## What you should do
Reproduce all the material exactly, minus any pictures it holds.

## Data
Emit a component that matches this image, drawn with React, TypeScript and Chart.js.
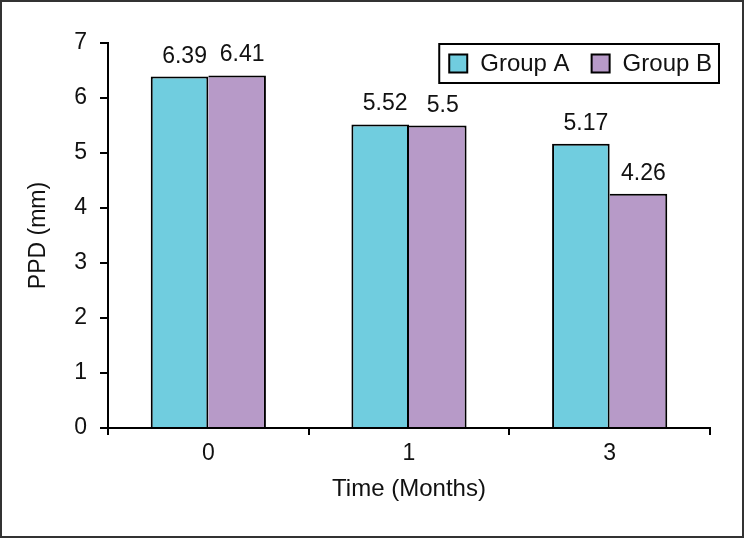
import React, { useEffect, useRef } from "react";
import { Chart, registerables } from "chart.js";

Chart.register(...registerables);

const categories = ["0", "1", "3"];
const seriesNames = ["Group A", "Group B"];
const groupA = [6.39, 5.52, 5.17];
const groupB = [6.41, 5.5, 4.26];
const yTicks = [0, 1, 2, 3, 4, 5, 6, 7];
const colors = ["#70CDDF", "#B79AC8"];

const FONT = "'Liberation Sans', Arial, sans-serif";

const labelPlugin = {
  id: "valueLabels",
  afterDatasetsDraw(chart: any) {
    const ctx = chart.ctx;
    ctx.save();
    ctx.font = `23px ${FONT}`;
    ctx.fillStyle = "#111";
    ctx.textAlign = "center";
    ctx.textBaseline = "alphabetic";
    chart.data.datasets.forEach((ds: any, i: number) => {
      const meta = chart.getDatasetMeta(i);
      meta.data.forEach((bar: any, j: number) => {
        ctx.fillText(String(ds.data[j]), bar.x + 5, bar.y - 14);
      });
    });
    ctx.restore();
  },
};

const legendPlugin = {
  id: "boxLegend",
  afterDraw(chart: any) {
    const ctx = chart.ctx;
    const area = chart.chartArea;
    ctx.save();
    ctx.font = `24px ${FONT}`;
    const widths = chart.data.datasets.map((d: any) => ctx.measureText(d.label).width);
    const sq = 18;
    const padL = 10, gapSq = 13, gapItem = 22, padR = 7;
    const total = padL + widths.reduce((a: number, w: number) => a + sq + gapSq + w, 0) + gapItem + padR;
    const right = area.right + 9;
    const left = right - total;
    const top = area.top + 1;
    const h = 39;
    ctx.lineWidth = 2;
    ctx.strokeStyle = "#000";
    ctx.fillStyle = "#fff";
    ctx.fillRect(left, top, total, h);
    ctx.strokeRect(left, top, total, h);
    let x = left + padL;
    const cy = top + h / 2;
    chart.data.datasets.forEach((d: any, i: number) => {
      ctx.fillStyle = d.backgroundColor;
      ctx.fillRect(x, cy - sq / 2, sq, sq);
      ctx.lineWidth = 2;
      ctx.strokeStyle = "#000";
      ctx.strokeRect(x, cy - sq / 2, sq, sq);
      x += sq + gapSq;
      ctx.fillStyle = "#111";
      ctx.textAlign = "left";
      ctx.textBaseline = "middle";
      ctx.fillText(d.label, x, cy + 1);
      x += widths[i] + gapItem;
    });
    ctx.restore();
  },
};

const framePlugin = {
  id: "frame",
  afterDraw(chart: any) {
    const ctx = chart.ctx;
    ctx.save();
    ctx.strokeStyle = "#333";
    ctx.lineWidth = 2;
    ctx.strokeRect(1, 1, chart.width - 2, chart.height - 2);
    ctx.restore();
  },
};

export default function App() {
  const ref = useRef<HTMLCanvasElement>(null);
  useEffect(() => {
    if (!ref.current) return;
    const chart = new Chart(ref.current, {
      type: "bar",
      data: {
        labels: categories,
        datasets: [
          {
            label: seriesNames[0],
            data: groupA,
            backgroundColor: colors[0],
            borderColor: "#000",
            borderWidth: { top: 2, left: 2, right: 2, bottom: 0 },
            categoryPercentage: 0.574,
            barPercentage: 1,
          },
          {
            label: seriesNames[1],
            data: groupB,
            backgroundColor: colors[1],
            borderColor: "#000",
            borderWidth: { top: 2, left: 0, right: 2, bottom: 0 },
            categoryPercentage: 0.574,
            barPercentage: 1,
          },
        ],
      },
      options: {
        responsive: false,
        animation: false,
        events: [],
        layout: { padding: { top: 43, right: 34, bottom: 0, left: 0 } },
        plugins: {
          legend: { display: false },
          tooltip: { enabled: false },
        },
        scales: {
          x: {
            offset: true,
            grid: {
              offset: true,
              drawOnChartArea: false,
              drawTicks: true,
              tickLength: 7,
              lineWidth: 2,
              color: "#000",
            },
            border: { display: true, color: "#000", width: 2 },
            ticks: { color: "#111", font: { family: FONT, size: 23 }, padding: 5 },
            title: {
              display: true,
              text: "Time (Months)",
              color: "#111",
              font: { family: FONT, size: 24 },
              padding: { top: 0, bottom: 34 },
            },
            afterFit(scale: any) {
              scale.height = 110;
            },
          },
          y: {
            min: 0,
            max: 7,
            afterBuildTicks(scale: any) {
              scale.ticks = yTicks.map((v) => ({ value: v }));
            },
            grid: {
              drawOnChartArea: false,
              drawTicks: true,
              tickLength: 8,
              lineWidth: 2,
              color: "#000",
            },
            border: { display: true, color: "#000", width: 2 },
            ticks: { color: "#111", font: { family: FONT, size: 23 }, padding: 13 },
            title: {
              display: true,
              text: "PPD (mm)",
              color: "#111",
              font: { family: FONT, size: 23 },
              padding: { top: 25, bottom: 0 },
            },
            afterFit(scale: any) {
              scale.width = 108;
            },
          },
        },
      },
      plugins: [labelPlugin, legendPlugin, framePlugin],
    });
    return () => chart.destroy();
  }, []);
  return (
    <div style={{ position: "fixed", left: 0, top: 0, width: 744, height: 538, background: "#fff" }}>
      <canvas ref={ref} width={744} height={538} style={{ width: 744, height: 538, display: "block" }} />
    </div>
  );
}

## Output for this task
Emit a component that matches this image, drawn with React, TypeScript and Chart.js.
import React, { useEffect, useRef } from "react";
import { Chart, registerables } from "chart.js";

Chart.register(...registerables);

const categories = ["0", "1", "3"];
const seriesNames = ["Group A", "Group B"];
const groupA = [6.39, 5.52, 5.17];
const groupB = [6.41, 5.5, 4.26];
const yTicks = [0, 1, 2, 3, 4, 5, 6, 7];
const colors = ["#70CDDF", "#B79AC8"];

const FONT = "'Liberation Sans', Arial, sans-serif";

const labelPlugin = {
  id: "valueLabels",
  afterDatasetsDraw(chart: any) {
    const ctx = chart.ctx;
    ctx.save();
    ctx.font = `23px ${FONT}`;
    ctx.fillStyle = "#111";
    ctx.textAlign = "center";
    ctx.textBaseline = "alphabetic";
    chart.data.datasets.forEach((ds: any, i: number) => {
      const meta = chart.getDatasetMeta(i);
      meta.data.forEach((bar: any, j: number) => {
        ctx.fillText(String(ds.data[j]), bar.x + 5, bar.y - 14);
      });
    });
    ctx.restore();
  },
};

const legendPlugin = {
  id: "boxLegend",
  afterDraw(chart: any) {
    const ctx = chart.ctx;
    const area = chart.chartArea;
    ctx.save();
    ctx.font = `24px ${FONT}`;
    const widths = chart.data.datasets.map((d: any) => ctx.measureText(d.label).width);
    const sq = 18;
    const padL = 10, gapSq = 13, gapItem = 22, padR = 7;
    const total = padL + widths.reduce((a: number, w: number) => a + sq + gapSq + w, 0) + gapItem + padR;
    const right = area.right + 9;
    const left = right - total;
    const top = area.top + 1;
    const h = 39;
    ctx.lineWidth = 2;
    ctx.strokeStyle = "#000";
    ctx.fillStyle = "#fff";
    ctx.fillRect(left, top, total, h);
    ctx.strokeRect(left, top, total, h);
    let x = left + padL;
    const cy = top + h / 2;
    chart.data.datasets.forEach((d: any, i: number) => {
      ctx.fillStyle = d.backgroundColor;
      ctx.fillRect(x, cy - sq / 2, sq, sq);
      ctx.lineWidth = 2;
      ctx.strokeStyle = "#000";
      ctx.strokeRect(x, cy - sq / 2, sq, sq);
      x += sq + gapSq;
      ctx.fillStyle = "#111";
      ctx.textAlign = "left";
      ctx.textBaseline = "middle";
      ctx.fillText(d.label, x, cy + 1);
      x += widths[i] + gapItem;
    });
    ctx.restore();
  },
};

const framePlugin = {
  id: "frame",
  afterDraw(chart: any) {
    const ctx = chart.ctx;
    ctx.save();
    ctx.strokeStyle = "#333";
    ctx.lineWidth = 2;
    ctx.strokeRect(1, 1, chart.width - 2, chart.height - 2);
    ctx.restore();
  },
};

export default function App() {
  const ref = useRef<HTMLCanvasElement>(null);
  useEffect(() => {
    if (!ref.current) return;
    const chart = new Chart(ref.current, {
      type: "bar",
      data: {
        labels: categories,
        datasets: [
          {
            label: seriesNames[0],
            data: groupA,
            backgroundColor: colors[0],
            borderColor: "#000",
            borderWidth: { top: 2, left: 2, right: 2, bottom: 0 },
            categoryPercentage: 0.574,
            barPercentage: 1,
          },
          {
            label: seriesNames[1],
            data: groupB,
            backgroundColor: colors[1],
            borderColor: "#000",
            borderWidth: { top: 2, left: 0, right: 2, bottom: 0 },
            categoryPercentage: 0.574,
            barPercentage: 1,
          },
        ],
      },
      options: {
        responsive: false,
        animation: false,
        events: [],
        layout: { padding: { top: 43, right: 34, bottom: 0, left: 0 } },
        plugins: {
          legend: { display: false },
          tooltip: { enabled: false },
        },
        scales: {
          x: {
            offset: true,
            grid: {
              offset: true,
              drawOnChartArea: false,
              drawTicks: true,
              tickLength: 7,
              lineWidth: 2,
              color: "#000",
            },
            border: { display: true, color: "#000", width: 2 },
            ticks: { color: "#111", font: { family: FONT, size: 23 }, padding: 5 },
            title: {
              display: true,
              text: "Time (Months)",
              color: "#111",
              font: { family: FONT, size: 24 },
              padding: { top: 0, bottom: 34 },
            },
            afterFit(scale: any) {
              scale.height = 110;
            },
          },
          y: {
            min: 0,
            max: 7,
            afterBuildTicks(scale: any) {
              scale.ticks = yTicks.map((v) => ({ value: v }));
            },
            grid: {
              drawOnChartArea: false,
              drawTicks: true,
              tickLength: 8,
              lineWidth: 2,
              color: "#000",
            },
            border: { display: true, color: "#000", width: 2 },
            ticks: { color: "#111", font: { family: FONT, size: 23 }, padding: 13 },
            title: {
              display: true,
              text: "PPD (mm)",
              color: "#111",
              font: { family: FONT, size: 23 },
              padding: { top: 25, bottom: 0 },
            },
            afterFit(scale: any) {
              scale.width = 108;
            },
          },
        },
      },
      plugins: [labelPlugin, legendPlugin, framePlugin],
    });
    return () => chart.destroy();
  }, []);
  return (
    <div style={{ position: "fixed", left: 0, top: 0, width: 744, height: 538, background: "#fff" }}>
      <canvas ref={ref} width={744} height={538} style={{ width: 744, height: 538, display: "block" }} />
    </div>
  );
}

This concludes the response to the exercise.